Quando aprovamos este texto, lembramo-nos muito de vocês. E hoje, nós que fazemos a Comissão para os Ministérios Ordenados e a Vida Consagrada – PV-SAV, OSIB, CNP, CND, CRB, CNIS e SBE -, queremos unir-nos a vocês na comemoração do dia do consagrado e da consagrada, marcado na grade do mês vocacional, no dia 19 de agosto.
É nossa missão apoiar, promover, valorizar, cultivar, cuidar e animar os carismas e mistérios na Igreja, sobretudo os das pessoas de vida consagrada. A vida consagrada é comunhão, vista à luz da Santíssima Trindade. Comunhão em Deus é abertura e pericorese: o Pai está todo para o Filho; o Pai e o Filho estão todo para o Espírito Santo; e o Espírito, Senhor que dá a vida, procede do Pai e do Filho, e com o Pai e o Filho é adorado e glorificado: ele que falou pelos profetas. Esta abertura de uma pessoa divina a outra é o espelho da comunhão de vocês na vida consagrada. A confraternidade na vida consagrada é o espaço humano, habitado pela Santíssima Trindade. A vida consagrada é, portanto, um dos rastos concretos que a Trindade deixa na história para que os seres humanos possam sentir o encanto e a saudade da beleza divina.

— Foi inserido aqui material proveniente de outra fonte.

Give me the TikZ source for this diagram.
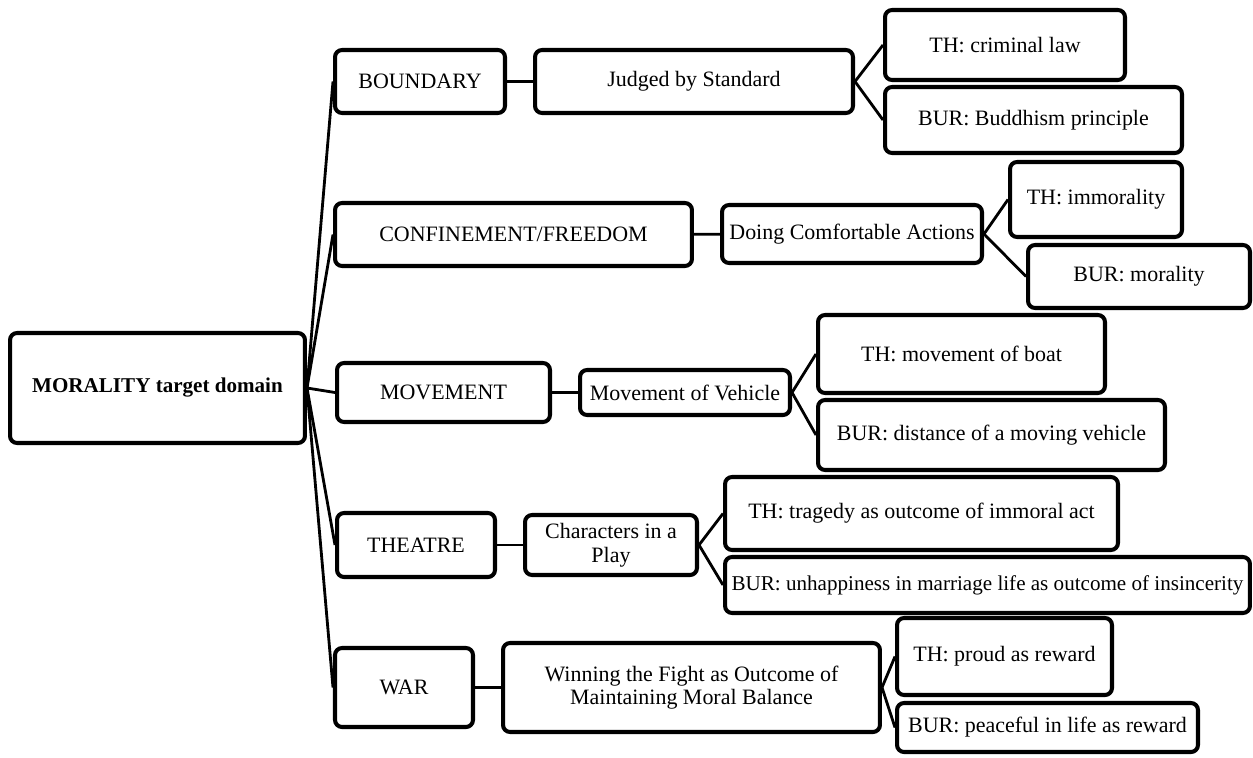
\documentclass[tikz,border=0pt]{standalone}
\usepackage{fontspec}
\setmainfont{Liberation Serif}
\usetikzlibrary{positioning,calc}

\begin{document}
\begin{tikzpicture}[x=0.02cm, y=-0.02cm,
    box/.style={draw, line width=2.3pt, rounded corners=4pt, align=center, inner sep=2pt,
        font=\fontsize{12.5}{13.5}\selectfont},
    link/.style={line width=1.6pt}]
\useasboundingbox (0,0) rectangle (1253,757);
% root
\node[box, font=\fontsize{12}{13}\selectfont\bfseries, minimum width=5.9cm, minimum height=2.2cm] (root) at (157.5,388) {MORALITY target domain};
% source domains
\node[box, minimum width=3.4cm, minimum height=1.26cm] (boundary) at (420,81.5) {BOUNDARY};
\node[box, minimum width=7.14cm, minimum height=1.26cm] (confine) at (513.5,234.5) {CONFINEMENT/FREEDOM};
\node[box, minimum width=4.26cm, minimum height=1.18cm] (movement) at (443.5,392.5) {MOVEMENT};
\node[box, minimum width=3.16cm, minimum height=1.28cm] (theatre) at (416,545) {THEATRE};
\node[box, minimum width=2.76cm, minimum height=1.58cm] (war) at (404,687.5) {WAR};
% mappings
\node[box, minimum width=6.36cm, minimum height=1.26cm] (judged) at (694,81.5) {Judged by Standard};
\node[box, minimum width=5.2cm, minimum height=1.16cm] (comfort) at (852,234) {Doing Comfortable Actions};
\node[box, minimum width=4.2cm, minimum height=0.9cm] (vehicle) at (685,392.5) {Movement of Vehicle};
\node[box, minimum width=3.44cm, minimum height=1.2cm] (play) at (611,545) {Characters in a\\Play};
\node[box, minimum width=7.54cm, minimum height=1.78cm] (fight) at (691.5,687.5) {Winning the Fight as Outcome of\\Maintaining Moral Balance};
% TH / BUR
\node[box, minimum width=4.8cm, minimum height=1.4cm] (thlaw) at (1005,45) {TH: criminal law};
\node[box, minimum width=5.94cm, minimum height=1.32cm] (burbud) at (1033.5,120) {BUR: Buddhism principle};
\node[box, minimum width=3.44cm, minimum height=1.5cm] (thimm) at (1096,199.5) {TH: immorality};
\node[box, minimum width=4.44cm, minimum height=1.26cm] (burmor) at (1139,276.5) {BUR: morality};
\node[box, minimum width=5.74cm, minimum height=1.56cm] (thboat) at (961.5,354) {TH: movement of boat};
\node[box, minimum width=6.94cm, minimum height=1.4cm] (burdist) at (991.5,435) {BUR: distance of a moving vehicle};
\node[box, minimum width=7.86cm, minimum height=1.46cm] (thtrag) at (921.5,513.5) {TH: tragedy as outcome of immoral act};
\node[box, font=\fontsize{12}{13}\selectfont, minimum width=10.5cm, minimum height=1.12cm, inner sep=0pt] (burunh) at (987.5,585) {BUR: unhappiness in marriage life as outcome of insincerity};
\node[box, minimum width=4.3cm, minimum height=1.54cm] (thproud) at (1004.5,656.5) {TH: proud as reward};
\node[box, minimum width=6.02cm, minimum height=0.98cm] (burpeace) at (1047.5,727.5) {BUR: peaceful in life as reward};
% connectors
\draw[link] (root.east) -- (boundary.west);
\draw[link] (root.east) -- (confine.west);
\draw[link] (root.east) -- (movement.west);
\draw[link] (root.east) -- (theatre.west);
\draw[link] (root.east) -- (war.west);
\draw[link] (boundary) -- (judged);
\draw[link] (confine) -- (comfort);
\draw[link] (movement) -- (vehicle);
\draw[link] (theatre) -- (play);
\draw[link] (war) -- (fight);
\draw[link] (judged.east) -- (thlaw.west);
\draw[link] (judged.east) -- (burbud.west);
\draw[link] (comfort.east) -- (thimm.west);
\draw[link] (comfort.east) -- (burmor.west);
\draw[link] (vehicle.east) -- (thboat.west);
\draw[link] (vehicle.east) -- (burdist.west);
\draw[link] (play.east) -- (thtrag.west);
\draw[link] (play.east) -- (burunh.west);
\draw[link] (fight.east) -- (thproud.west);
\draw[link] (fight.east) -- (burpeace.west);
\end{tikzpicture}
\end{document}
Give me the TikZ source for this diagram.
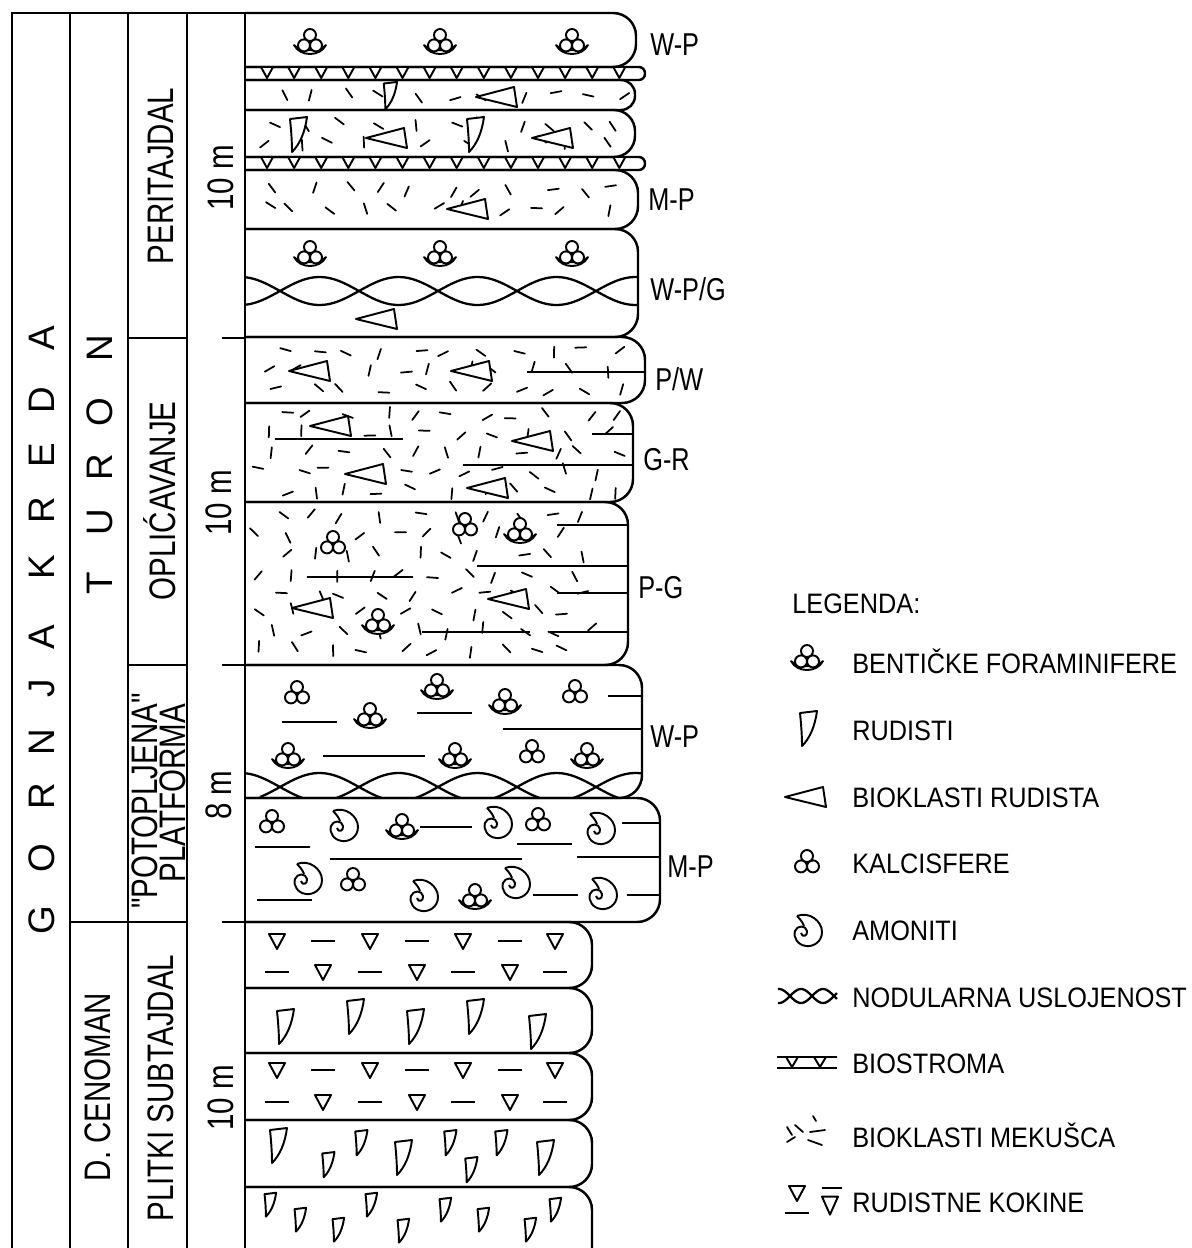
\documentclass[tikz,border=0pt]{standalone}
\usepackage{fontspec}
\setmainfont{Liberation Sans}[Ligatures=TeXOff]
\usepackage{graphicx}

\newcommand\nar[2][0.8]{\scalebox{#1}[1]{#2}}
\newcommand\bed[4]{\draw[bedline, rounded corners=#4] (245,#1) -- (#3,#1) -- (#3,#2) -- (245,#2);}
\newcommand\biostroma[1]{%
  \draw[bedline, rounded corners=3.5pt] (245,#1) -- (645,#1) -- (645,#1+13) -- (245,#1+13);
  \foreach \k in {0,...,13} \draw[sym] (261+27.1*\k,#1) -- (273+27.1*\k,#1) -- (267+27.1*\k,#1+11) -- cycle;}
\newcommand\shells[3]{%
  \pgfmathtruncatemacro\nrow{(#2-#1-4)/19}%
  \pgfmathtruncatemacro\ncol{(#3-290)/34}%
  \foreach \i in {1,...,\nrow}{%
    \foreach \j in {0,...,\ncol}{%
      \pgfmathsetmacro\sx{262+34*\j+17*mod(\i,2)+9*rand}%
      \pgfmathsetmacro\sy{#1+(#2-#1-19*(\nrow-1))/2+19*(\i-1)+4*rand}%
      \pgfmathsetmacro\sa{180*rnd}%
      \draw[shell] (\sx,\sy) ++(\sa:5.5) -- ++(\sa+180:11);
    }}}
\newcommand\nodular[3]{%
  \draw[lam] plot[domain=245:#3, samples=90, smooth] (\x,{#1+#2*sin((\x-280)/79*180)});
  \draw[lam] plot[domain=245:#3, samples=90, smooth] (\x,{#1-#2*sin((\x-280)/79*180)});}
\newcommand\kokine[2]{%
  \foreach \x in {277,370,463,555} {\pic at (\x,#1) {kok}; \draw[lam] (\x-12,#2) -- (\x+12,#2);}
  \foreach \x in {323,417,510} {\draw[lam] (\x-12,#1) -- (\x+12,#1); \pic at (\x,#2) {kok};}}

\tikzset{
  bedline/.style={line width=1.4pt},
  lam/.style={line width=1.3pt},
  sym/.style={line width=1.1pt, fill=white, line join=round},
  shell/.style={line width=1pt, line cap=round},
  coltext/.style={rotate=90, anchor=base, inner sep=0pt, font=\fontsize{21}{21}\selectfont},
  faces/.style={anchor=base west, inner sep=0pt, font=\fontsize{18}{18}\selectfont},
  legtext/.style={anchor=base west, inner sep=0pt, font=\fontsize{16}{16}\selectfont},
  benf/.pic={
    \draw[sym] (-16,2) .. controls (-10,14) and (10,14) .. (16,2) .. controls (10,9) and (-10,9) .. cycle;
    \draw[sym] (0,-8) circle[radius=6] (-6,2.4) circle[radius=6] (6,2.4) circle[radius=6];
  },
  kalc/.pic={
    \draw[sym] (0,-6) circle[radius=6] (-6,4.4) circle[radius=6] (6,4.4) circle[radius=6];
  },
  rud/.pic={
    \draw[sym] (-8,-16) -- (9,-18) .. controls (7,-3) and (2,9) .. (-6,17) .. controls (-6,5) and (-7,-6) .. cycle;
  },
  biok/.pic={
    \draw[sym] (-21,1) -- (17,-9) -- (20,11) -- cycle;
  },
  kok/.pic={
    \draw[sym] (-8,-7) -- (8,-7) -- (0,8) -- cycle;
  },
  amon/.pic={
    \draw[sym, fill=none] (-10,-14) .. controls (2,-19) and (15,-9) .. (15,2)
      .. controls (15,12) and (6,17) .. (-1,16)
      .. controls (-9,15) and (-14,8) .. (-12,1)
      .. controls (-10,-5) and (-1,-5) .. (0,1)
      .. controls (1,6) and (-5,8) .. (-6,3);
    \draw[sym, fill=none] (-10,-14) .. controls (-6,-10) and (-4,-7) .. (-3,-4);
  }
}

\begin{document}
\begin{tikzpicture}[x=0.02cm, y=-0.02cm]
\useasboundingbox (0,0) rectangle (1192,1248);
\pgfmathsetseed{11}

% columns
\draw[bedline] (12,1275) -- (12,13) -- (245,13);
\foreach \x in {70,128,187,245} \draw[bedline] (\x,13) -- (\x,1275);
\draw[bedline] (128,338) -- (187,338) (222,338) -- (245,338);
\draw[bedline] (128,665) -- (187,665) (222,665) -- (245,665);
\draw[bedline] (70,922) -- (187,922) (222,922) -- (245,922);

\foreach \ch/\y in {A/338, D/400, E/455, R/510, K/567, A/637, J/688, N/742, R/796, O/858, G/920}
  \node[coltext] (kreda-\y) at (54,\y) {\ch};
\foreach \ch/\y in {N/348, O/412, R/467, U/522, T/583}
  \node[coltext] (turon-\y) at (112,\y) {\ch};
\node[coltext] (cenoman) at (110,1087) {\nar{D. CENOMAN}};
\node[coltext] (peritajdal) at (173,176) {\nar{PERITAJDAL}};
\node[coltext] (oplicavanje) at (175,501) {\nar{OPLIĆAVANJE}};
\node[coltext] (potopljena) at (157,801) {\nar{"POTOPLJENA"}};
\node[coltext] (platforma) at (185,793) {\nar{PLATFORMA}};
\node[coltext] (subtajdal) at (173,1088) {\nar{PLITKI SUBTAJDAL}};
\node[coltext] (thick1) at (233,178) {\nar{10 m}};
\node[coltext] (thick2) at (231,503) {\nar{10 m}};
\node[coltext] (thick3) at (231,795) {\nar{8 m}};
\node[coltext] (thick4) at (233,1098) {\nar{10 m}};

% shell debris
\shells{80}{110}{635}
\shells{110}{157}{635}
\shells{170}{229}{638}
\shells{337}{403}{645}
\shells{403}{502}{633}
\shells{502}{665}{628}

% beds
\bed{13}{67}{636}{13pt}
\biostroma{67}
\bed{80}{110}{635}{8pt}
\bed{110}{157}{635}{12pt}
\biostroma{157}
\bed{170}{229}{638}{13pt}
\bed{229}{337}{638}{13pt}
\bed{337}{403}{645}{13pt}
\bed{403}{502}{633}{13pt}
\bed{502}{665}{628}{13pt}
\bed{665}{798}{642}{13pt}
\bed{798}{922}{660}{13pt}
\bed{922}{988}{592}{13pt}
\bed{988}{1053}{592}{13pt}
\bed{1053}{1120}{592}{13pt}
\bed{1120}{1187}{592}{13pt}
\bed{1187}{1275}{592}{13pt}

% peritajdal
\foreach \x in {310,440,572} {\pic at (\x,43) {benf}; \pic at (\x,255) {benf};}
\pic[scale=0.78] at (390,96) {rud};
\pic at (497,96) {biok};
\pic at (298,135) {rud};
\pic at (475,135) {rud};
\pic at (387,137) {biok};
\pic at (553,137) {biok};
\pic at (468,208) {biok};
\nodular{291}{14}{638}
\pic at (377,318) {biok};

% oplicavanje
\pic at (310,370) {biok};
\pic at (472,370) {biok};
\draw[lam] (527,372) -- (645,372);
\pic at (331,425) {biok};
\draw[lam] (275,439) -- (403,439);
\pic at (366,473) {biok};
\pic at (533,440) {biok};
\draw[lam] (592,434) -- (633,434);
\draw[lam] (463,465) -- (633,465);
\pic at (488,487) {biok};
\pic at (333,543) {kalc};
\pic at (465,525) {kalc};
\pic at (520,532) {benf};
\draw[lam] (557,525) -- (628,525);
\draw[lam] (307,577) -- (413,577);
\draw[lam] (477,566) -- (628,566);
\pic at (313,607) {biok};
\pic at (509,598) {biok};
\draw[lam] (557,593) -- (628,593);
\pic at (378,623) {benf};
\draw[lam] (422,632) -- (530,632);
\draw[lam] (550,632) -- (628,632);

% potopljena platforma
\pic at (297,693) {kalc};
\draw[lam] (282,722) -- (337,722);
\pic at (370,717) {benf};
\pic at (437,688) {benf};
\draw[lam] (417,713) -- (472,713);
\pic at (505,703) {benf};
\pic at (575,692) {kalc};
\draw[lam] (608,696) -- (642,696);
\draw[lam] (503,729) -- (642,729);
\pic at (288,757) {benf};
\draw[lam] (323,756) -- (425,756);
\pic at (455,757) {benf};
\pic at (532,752) {kalc};
\pic at (587,757) {benf};
\begin{scope}
  \clip[rounded corners=13pt] (245,665) -- (642,665) -- (642,798) -- (245,798) -- cycle;
  \nodular{787}{14}{642}
\end{scope}
\pic at (272,822) {kalc};
\pic at (343,825) {amon};
\pic at (402,828) {benf};
\draw[lam] (420,827) -- (472,827);
\pic at (497,822) {amon};
\pic at (538,820) {kalc};
\pic at (600,828) {amon};
\draw[lam] (622,823) -- (660,823);
\draw[lam] (255,847) -- (310,847);
\draw[lam] (517,844) -- (572,844);
\draw[lam] (330,859) -- (522,859);
\draw[lam] (577,857) -- (660,857);
\pic at (307,878) {amon};
\pic at (353,880) {kalc};
\pic at (423,895) {amon};
\pic at (475,898) {benf};
\pic at (515,882) {amon};
\draw[lam] (533,895) -- (578,895);
\pic at (602,893) {amon};
\draw[lam] (627,895) -- (660,895);
\draw[lam] (257,900) -- (312,900);

% plitki subtajdal
\kokine{941}{972}
\kokine{1070}{1102}
\foreach \x/\y in {285/1027, 355/1017, 415/1027, 475/1017, 537/1032, 278/1146, 403/1158, 545/1158}
  \pic at (\x,\y) {rud};
\foreach \x/\y in {328/1165, 361/1143, 450/1143, 471/1170, 501/1143}
  \pic[scale=0.72] at (\x,\y) {rud};
\foreach \x/\y in {270/1205, 300/1220, 338/1230, 371/1205, 403/1231, 445/1210, 483/1220, 530/1230, 555/1210}
  \pic[scale=0.68] at (\x,\y) {rud};

% facies
\node[faces] (wp1) at (650,55) {\nar{W-P}};
\node[faces] (mp1) at (648,210) {\nar{M-P}};
\node[faces] (wpg) at (650,300) {\nar{W-P/G}};
\node[faces] (pw) at (655,390) {\nar{P/W}};
\node[faces] (gr) at (643,470) {\nar{G-R}};
\node[faces] (pg) at (638,598) {\nar{P-G}};
\node[faces] (wp2) at (650,747) {\nar{W-P}};
\node[faces] (mp2) at (667,877) {\nar{M-P}};

% legend
\node[legtext] (legenda) at (792,613) {\nar[0.9]{LEGENDA:}};
\pic at (807,659) {benf};
\node[legtext] (lbenf) at (852,673) {\nar[0.9]{BENTIČKE FORAMINIFERE}};
\pic at (808,729) {rud};
\node[legtext] (lrud) at (852,740) {\nar[0.9]{RUDISTI}};
\pic at (806,796) {biok};
\node[legtext] (lbiok) at (852,807) {\nar[0.9]{BIOKLASTI RUDISTA}};
\pic at (807,862) {kalc};
\node[legtext] (lkalc) at (852,873) {\nar[0.9]{KALCISFERE}};
\pic at (807,930) {amon};
\node[legtext] (lamon) at (852,940) {\nar[0.9]{AMONITI}};
\draw[lam] plot[domain=778:837, samples=40, smooth] (\x,{996+7*sin((\x-790)/22*180)});
\draw[lam] plot[domain=778:837, samples=40, smooth] (\x,{996-7*sin((\x-790)/22*180)});
\node[legtext] (lnod) at (852,1007) {\nar[0.9]{NODULARNA USLOJENOST}};
\draw[lam] (777,1057) -- (837,1057) (777,1068) -- (837,1068);
\foreach \x in {792,820} \draw[sym] (\x-6,1057) -- (\x+6,1057) -- (\x,1067) -- cycle;
\node[legtext] (lbios) at (852,1073) {\nar[0.9]{BIOSTROMA}};
\draw[shell] (787,1127) -- (792,1135) (795,1125) -- (803,1132) (787,1142) -- (795,1137)
  (813,1116) -- (816,1121) (810,1132) -- (825,1130) (808,1140) -- (822,1145);
\node[legtext] (lmek) at (852,1147) {\nar[0.9]{BIOKLASTI MEKUŠCA}};
\pic at (797,1193) {kok};
\draw[lam] (785,1213) -- (809,1213);
\draw[lam] (822,1188) -- (842,1188);
\pic[yscale=1.2] at (830,1205) {kok};
\node[legtext] (lkok) at (852,1212) {\nar[0.9]{RUDISTNE KOKINE}};
\end{tikzpicture}
\end{document}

Vocês, amados, amadas de Deus, fazem parte da melhor e da mais perfeita forma de rede de comunidades; e também pelos carismas, apostólicos e contemplativos, vocês vivem a plenitude e a absoluta pertença a Deus, na ação e na oração. Portanto, caros e caras, permitam-nos escolher entre tantos, com o perigo que comporta qualquer escolha, os dez sinais que, a nosso parecer, melhor se adaptam ao estilo de vida que vocês levam e que mais chamam a nossa atenção, nesta homenagem que fazemos a vocês:
01. Ficamos felizes por vocês nos ensinarem a viver a leveza das nossas pesadas e letárgicas instituições eclesiais. Ensinem-nos a aliviar os pesados fardos das nossas Igrejas.
02. Agradecemos a vocês apostarem no valor da profecia e na força do profetismo, hoje bastante escasseados, até a entrega da vida no martírio. Que o testemunho de vocês ajude a nossa Igreja a redescobrir o amor, a solidariedade, o serviço, a partilha e o dom da vida.
03. Somos gratos a vocês por viverem o dom da virgindade consagrada, através de corações indivisos, em meio a uma sociedade erotizada. Que vocês consigam quebrar as barreiras do erotismo, do egoísmo e do individualismo, tão presentes na sociedade atual, assumindo um novo e diferenciado modo de vida, pela prática da castidade para servir, mais de perto, ao Cristo Senhor, e testemunhar que somos cidadãos e cidadãs do infinito.
04. Bendizemos a Deus por nos revelar em vocês o rosto materno de Deus e da Igreja, no cuidado dos mais pequeninos, dos restos, dos sobrantes e dos últimos. Que todos vocês, consagrados e consagradas de vida apostólica, monástica ou contemplativa, e membros dos Institutos Seculares, assumem o compromisso de dedicar a vida ao serviço do Reino de Deus, servindo aos irmãos na prática da misericórdia e da solidariedade, na luta pela justiça e na vivência do amor fraterno.
05. Louvamos pelos votos públicos de pobreza, obediência e castidade, e pela visibilidade da vivência radical destes conselhos evangélicos. Que a vida e as suas ações pastorais façam transparecer, com um sorriso no canto da boca, o rosto materno de Deus, especialmente para com os pobres, excluídos e marginalizados da sociedade.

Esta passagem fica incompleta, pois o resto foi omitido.